Proper installation is essential to preserve the life and utility of a wheel. This requires controlled bolting, with a superior torque tool. We know that a stud will continue to function as designed as long as the forces acting on it do not exceed the tension applied to it. This is where controlled bolting becomes so important. If all the studs have the same amount of tension, they can react the same throughout the cycles of the wheel. The desired tension should be around 70% of the capacity of the stud. You want it to be in that range because there is a built-in safety factor (Note: With our understanding of torque and tension we know that the friction factor can vary so much that we must have a safety factor, or we will lose studs constantly).
“Proper installation is essential to preserve the life and utility of a wheel.”
For example, let’s assume that 1000 ft./lbs. of torque will give a fastener the correct tension. If all the studs are tensioned the same, and the external forces do not exceed that tension, then there will not be any loss of pre-load. If there are studs that do not achieve the desired tension, there will be problems. If there is an outside stress that exceeds the tension on studs # 1, 4, 5 and 6 they will lose the pre-load. When they have lost their pre-load, the four remaining studs are required to pick up the slack. Nothing is working as it was designed. Use of a torque tool and an understanding of tension will help to prevent this problem.

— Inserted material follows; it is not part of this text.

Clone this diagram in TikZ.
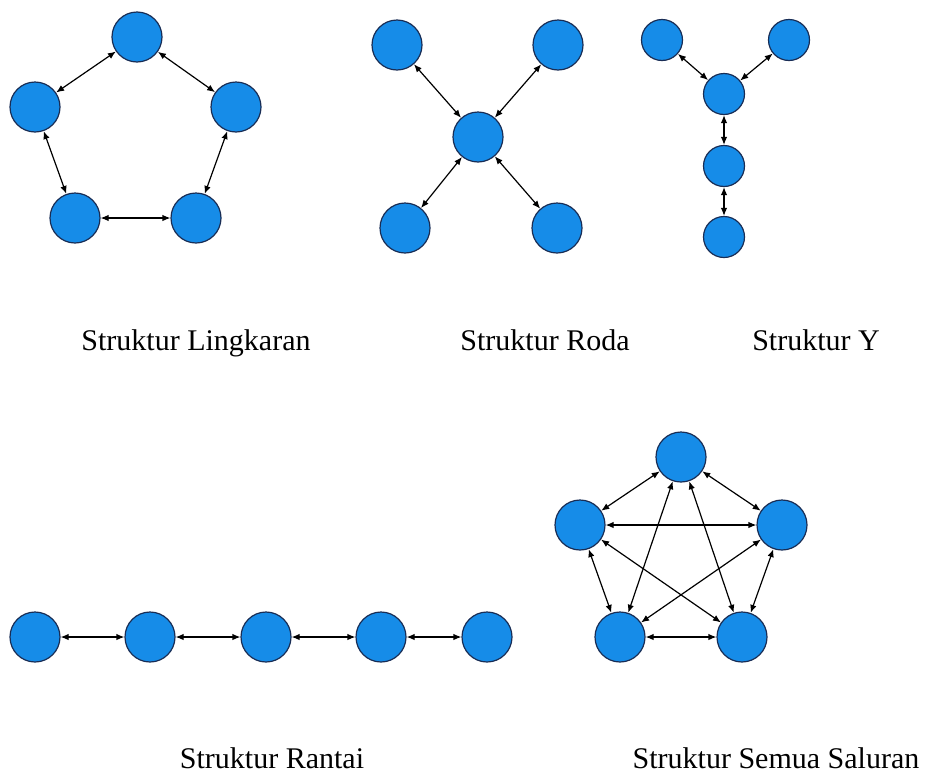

Unfortunately, theory often differs from reality. To theorize, you must assume some factors as constant. But in the field, anything can go wrong. We stated that when you achieve and maintain the correct tension, the fastener will hold. This is true, but maintaining the tension is not as easy as it sounds. In the field, retorquing is required, and sometimes more than once. Loss of tension has a snowball effect, if one stud loses its tension, the others around will assume the pressure of that stud. Usually, this causes those studs to lose their tension as well. This continues until you have loose wheels and the potential for further damage. On rims, this loss of tension can lead to damage of the gutter and taper on the hub face, as well as valve stem shear through rim rotation. These problems can be expensive to repair, but can be avoided through retorquing. Retorquing helps ensure the correct tension at all times, and allows fastened joints to “settle”.
Here is an example of how Fording River Coal achieves desired fastener tensions. Nick Sutton explained the lengths they go to. We have included his steps here to demonstrate how critical it is to arrive at the correct tension. This process is not required in all applications, but the steps indicate how to arrive at a correct tension and then maintain it.
- Torque wheels in the tire shop and then drive to the location where the truck will be used. This drive is usually between 15 to 40 minutes.
- Retorque on location.
- The truck then hauls two loads.
- Retorque a second time. At this point, if the tension has been maintained, the truck will run for twelve hours. If the tension has not been maintained, repeat, starting with Step 2.
This process is usually much quicker on trucks that use a wheel instead of a rim. Generally, when using a wheel, none of the steps will need to be repeated. If retorques are required, Mr. Sutton concludes that there must have been a problem at installation, or on one of the retorques. The studs may have been over torqued and then yielded during one of the steps.
Mr. Sutton found the installation of a rim generally requires that some of the steps be repeated. This can be explained quite simply. When installing a wheel, there are five components: hub, stud, wheel disc, nut and washer. A rim installation has seven components: hub, stud, rim, spacer band, rim, clamp, and nut. With the increased number of components, the margin for error grows. The fastener may achieve the desired tension, but if one of those seven components shifts during a load, the pre-load on that fastener will be lost. One fastener losing its pre-load has the snowball effect that we spoke of earlier. This is why there may be a greater number of retorques required when rims are used instead of wheels.
The process described may seem like extra effort, but this is what Fording River Coal has found to be necessary to keep their trucks running. Plus, it saves money by reducing damage and down time.